The Arctic LTER research site (68°N and 149°W) is in the foothills region of the North Slope of Alaska (Fig. 1)
and includes the entire Toolik Lake
watershed and the adjacent watershed of
the upper Kuparuk River, down to the
confluence of these two watersheds. This
area is typical of the northern
foothills of the Brooks Range, with
continuous permafrost, no trees, a
complete snow cover for 7 to 9 months,
winter ice cover on lakes, streams, and
ocean, and cessation of river flow
during the winter. Tussock tundra
vegetation of sedges and grasses mixed
with dwarf birch and low willows
form the dominant vegetation type
with areas of drier heath tundra on ridge tops and other well-drained sites as well as areas of river-bottom willow communities.
The climate at the site is typical of arctic regions, with a mean annual air temperature of about -10°C and low precipitation (45% of the 20-40 cm of precipitation falls as snow). During the summer the daily average air temperature is 7-12°C with the sun continuously above the horizon
from mid-May to late July (Fig. 2).
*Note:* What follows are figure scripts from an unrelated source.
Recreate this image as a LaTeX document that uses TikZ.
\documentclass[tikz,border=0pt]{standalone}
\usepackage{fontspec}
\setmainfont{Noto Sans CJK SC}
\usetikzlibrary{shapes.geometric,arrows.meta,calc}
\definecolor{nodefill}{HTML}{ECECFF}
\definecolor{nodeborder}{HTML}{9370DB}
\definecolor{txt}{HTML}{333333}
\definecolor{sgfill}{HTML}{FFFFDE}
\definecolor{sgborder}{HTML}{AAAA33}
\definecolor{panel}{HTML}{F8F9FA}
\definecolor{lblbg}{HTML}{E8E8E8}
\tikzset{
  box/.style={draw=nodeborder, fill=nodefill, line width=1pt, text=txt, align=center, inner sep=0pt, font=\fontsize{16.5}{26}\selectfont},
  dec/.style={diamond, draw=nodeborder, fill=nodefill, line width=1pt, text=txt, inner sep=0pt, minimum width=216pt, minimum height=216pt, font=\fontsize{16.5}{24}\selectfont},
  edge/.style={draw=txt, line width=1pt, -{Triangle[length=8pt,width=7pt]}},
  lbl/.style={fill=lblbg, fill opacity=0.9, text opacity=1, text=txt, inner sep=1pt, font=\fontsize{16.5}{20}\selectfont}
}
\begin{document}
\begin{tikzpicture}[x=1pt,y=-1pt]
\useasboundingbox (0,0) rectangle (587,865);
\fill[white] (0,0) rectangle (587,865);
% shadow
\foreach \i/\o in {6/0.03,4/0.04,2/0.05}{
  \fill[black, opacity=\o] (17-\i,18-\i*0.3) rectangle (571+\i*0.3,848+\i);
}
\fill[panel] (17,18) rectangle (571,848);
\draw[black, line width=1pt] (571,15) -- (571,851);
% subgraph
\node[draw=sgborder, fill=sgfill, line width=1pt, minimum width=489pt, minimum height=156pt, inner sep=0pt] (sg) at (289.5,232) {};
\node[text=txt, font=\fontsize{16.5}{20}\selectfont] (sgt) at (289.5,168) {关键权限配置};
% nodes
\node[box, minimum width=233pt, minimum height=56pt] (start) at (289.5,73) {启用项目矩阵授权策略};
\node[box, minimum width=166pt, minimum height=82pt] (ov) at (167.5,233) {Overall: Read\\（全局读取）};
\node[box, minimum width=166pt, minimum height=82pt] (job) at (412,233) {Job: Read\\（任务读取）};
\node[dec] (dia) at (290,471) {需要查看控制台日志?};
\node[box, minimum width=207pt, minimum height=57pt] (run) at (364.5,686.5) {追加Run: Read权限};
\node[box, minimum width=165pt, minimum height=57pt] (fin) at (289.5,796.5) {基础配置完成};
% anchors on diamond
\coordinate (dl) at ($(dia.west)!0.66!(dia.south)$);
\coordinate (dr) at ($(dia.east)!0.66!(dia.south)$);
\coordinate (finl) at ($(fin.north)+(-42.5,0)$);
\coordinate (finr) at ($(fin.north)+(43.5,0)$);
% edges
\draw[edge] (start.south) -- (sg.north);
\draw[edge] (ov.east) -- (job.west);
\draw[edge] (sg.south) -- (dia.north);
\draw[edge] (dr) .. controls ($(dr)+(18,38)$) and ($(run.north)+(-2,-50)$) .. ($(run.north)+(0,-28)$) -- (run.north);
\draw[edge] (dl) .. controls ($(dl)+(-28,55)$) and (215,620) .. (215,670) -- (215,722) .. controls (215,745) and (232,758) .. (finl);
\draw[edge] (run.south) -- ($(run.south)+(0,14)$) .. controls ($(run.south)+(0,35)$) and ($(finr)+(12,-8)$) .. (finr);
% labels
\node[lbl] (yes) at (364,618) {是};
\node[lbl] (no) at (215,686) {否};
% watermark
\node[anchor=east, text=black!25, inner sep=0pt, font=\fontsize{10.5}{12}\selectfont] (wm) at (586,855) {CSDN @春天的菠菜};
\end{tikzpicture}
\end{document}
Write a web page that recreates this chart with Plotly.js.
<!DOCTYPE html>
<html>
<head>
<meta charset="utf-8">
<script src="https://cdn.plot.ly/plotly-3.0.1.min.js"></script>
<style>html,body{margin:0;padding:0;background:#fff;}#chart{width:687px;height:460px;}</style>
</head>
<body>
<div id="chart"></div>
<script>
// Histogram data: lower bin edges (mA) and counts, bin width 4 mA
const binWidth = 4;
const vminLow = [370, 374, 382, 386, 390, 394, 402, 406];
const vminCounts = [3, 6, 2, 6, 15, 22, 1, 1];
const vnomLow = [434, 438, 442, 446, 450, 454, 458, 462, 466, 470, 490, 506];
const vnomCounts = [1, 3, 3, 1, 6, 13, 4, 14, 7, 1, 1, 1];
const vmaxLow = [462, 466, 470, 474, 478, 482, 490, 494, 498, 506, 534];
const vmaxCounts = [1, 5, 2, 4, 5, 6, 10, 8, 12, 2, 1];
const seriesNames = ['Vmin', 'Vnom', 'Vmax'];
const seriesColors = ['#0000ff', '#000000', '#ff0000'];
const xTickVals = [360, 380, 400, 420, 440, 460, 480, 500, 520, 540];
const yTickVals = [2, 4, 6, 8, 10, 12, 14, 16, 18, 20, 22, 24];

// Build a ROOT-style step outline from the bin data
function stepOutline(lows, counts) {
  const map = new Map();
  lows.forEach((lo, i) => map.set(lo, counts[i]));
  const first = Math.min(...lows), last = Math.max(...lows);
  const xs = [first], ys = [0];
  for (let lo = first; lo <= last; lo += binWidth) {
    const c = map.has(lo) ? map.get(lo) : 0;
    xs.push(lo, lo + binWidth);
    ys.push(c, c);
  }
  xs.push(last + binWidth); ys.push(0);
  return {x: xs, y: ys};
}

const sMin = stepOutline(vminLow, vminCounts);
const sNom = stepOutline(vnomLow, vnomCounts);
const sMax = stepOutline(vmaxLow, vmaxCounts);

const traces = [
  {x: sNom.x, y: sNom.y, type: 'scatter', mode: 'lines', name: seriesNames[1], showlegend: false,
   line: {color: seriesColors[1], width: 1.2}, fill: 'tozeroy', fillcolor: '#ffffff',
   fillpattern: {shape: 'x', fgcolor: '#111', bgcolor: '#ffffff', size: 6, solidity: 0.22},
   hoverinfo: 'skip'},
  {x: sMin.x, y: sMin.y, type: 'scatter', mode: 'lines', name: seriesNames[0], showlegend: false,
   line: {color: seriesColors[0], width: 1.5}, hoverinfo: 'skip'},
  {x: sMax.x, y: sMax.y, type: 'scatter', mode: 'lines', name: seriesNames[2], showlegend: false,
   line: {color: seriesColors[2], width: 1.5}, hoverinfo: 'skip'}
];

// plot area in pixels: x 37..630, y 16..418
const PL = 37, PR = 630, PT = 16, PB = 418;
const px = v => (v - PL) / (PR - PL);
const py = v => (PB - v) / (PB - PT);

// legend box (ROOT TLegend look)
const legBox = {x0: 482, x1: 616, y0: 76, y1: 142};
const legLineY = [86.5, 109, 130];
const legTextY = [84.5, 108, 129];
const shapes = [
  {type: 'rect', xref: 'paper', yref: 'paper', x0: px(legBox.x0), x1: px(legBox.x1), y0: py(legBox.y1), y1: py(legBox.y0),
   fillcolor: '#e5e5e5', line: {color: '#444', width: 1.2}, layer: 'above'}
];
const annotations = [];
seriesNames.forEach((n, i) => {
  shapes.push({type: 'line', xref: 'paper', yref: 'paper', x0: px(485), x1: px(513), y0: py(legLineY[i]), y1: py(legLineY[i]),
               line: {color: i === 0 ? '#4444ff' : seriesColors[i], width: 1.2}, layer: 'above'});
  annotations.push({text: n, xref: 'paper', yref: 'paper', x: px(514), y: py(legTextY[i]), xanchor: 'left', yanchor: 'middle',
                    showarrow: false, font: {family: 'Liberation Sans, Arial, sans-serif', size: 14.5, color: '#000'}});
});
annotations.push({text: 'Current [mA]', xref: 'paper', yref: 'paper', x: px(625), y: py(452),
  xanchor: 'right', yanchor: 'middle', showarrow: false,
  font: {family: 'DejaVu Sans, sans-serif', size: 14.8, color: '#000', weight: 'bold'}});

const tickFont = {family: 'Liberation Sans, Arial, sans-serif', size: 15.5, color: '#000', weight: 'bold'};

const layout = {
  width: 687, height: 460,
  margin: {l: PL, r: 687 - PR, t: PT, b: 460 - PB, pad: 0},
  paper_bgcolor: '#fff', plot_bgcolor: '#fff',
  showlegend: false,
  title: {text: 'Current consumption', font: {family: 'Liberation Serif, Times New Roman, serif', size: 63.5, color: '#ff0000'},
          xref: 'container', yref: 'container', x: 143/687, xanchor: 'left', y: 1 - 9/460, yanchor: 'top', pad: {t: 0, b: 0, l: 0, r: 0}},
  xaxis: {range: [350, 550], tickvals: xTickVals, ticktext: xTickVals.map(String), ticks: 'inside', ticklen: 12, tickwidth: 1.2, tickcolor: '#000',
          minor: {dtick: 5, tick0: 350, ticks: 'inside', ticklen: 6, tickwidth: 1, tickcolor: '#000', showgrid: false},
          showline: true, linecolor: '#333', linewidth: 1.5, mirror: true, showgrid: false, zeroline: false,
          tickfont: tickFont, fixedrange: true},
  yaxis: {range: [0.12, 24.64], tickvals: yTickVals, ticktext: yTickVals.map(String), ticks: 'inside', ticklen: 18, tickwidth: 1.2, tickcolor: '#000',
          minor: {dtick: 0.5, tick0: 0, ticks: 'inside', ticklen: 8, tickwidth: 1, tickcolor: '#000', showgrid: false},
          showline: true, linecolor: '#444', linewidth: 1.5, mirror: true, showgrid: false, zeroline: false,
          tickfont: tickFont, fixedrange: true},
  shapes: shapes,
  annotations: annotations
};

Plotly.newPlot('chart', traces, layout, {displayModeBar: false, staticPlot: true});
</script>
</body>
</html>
The snow-free season can lasts from late May to mid-September, with below-freezing temperatures and snow showers possible at any time.
The entire region is underlain by continuous permafrost (depth of ~200 m at Toolik), which exerts a major influence on the distribution, structure, and function of both terrestrial and aquatic ecosystems. Since only 28-46 cm of the soil surface thaws annually, plants have limited rooting depth and soils saturate quickly with runoff immediate and flashy. The cold, wet soils also inhibit decomposition although respiration of soil microbes can continue down to 7.5°C.
There has been a pronounced warming over the past 30 years in arctic Alaska. Chapman and Walsh (1993) state that this warming has been as much as 2° in the winter and 1° in the
summer. Over the same period, the plant communities in the acidic tussock tundra at Toolik show a shift towards dominance of woody plants, especially the dwarf birch (Betula nana). In contrast, pollen from the sediments of lakes near Toolik show the plant communities being stable for some 6,500 years and with a peak of birch pollen abundance before that time. The last glacial advance that reached Toolik was around 10,000 years ago.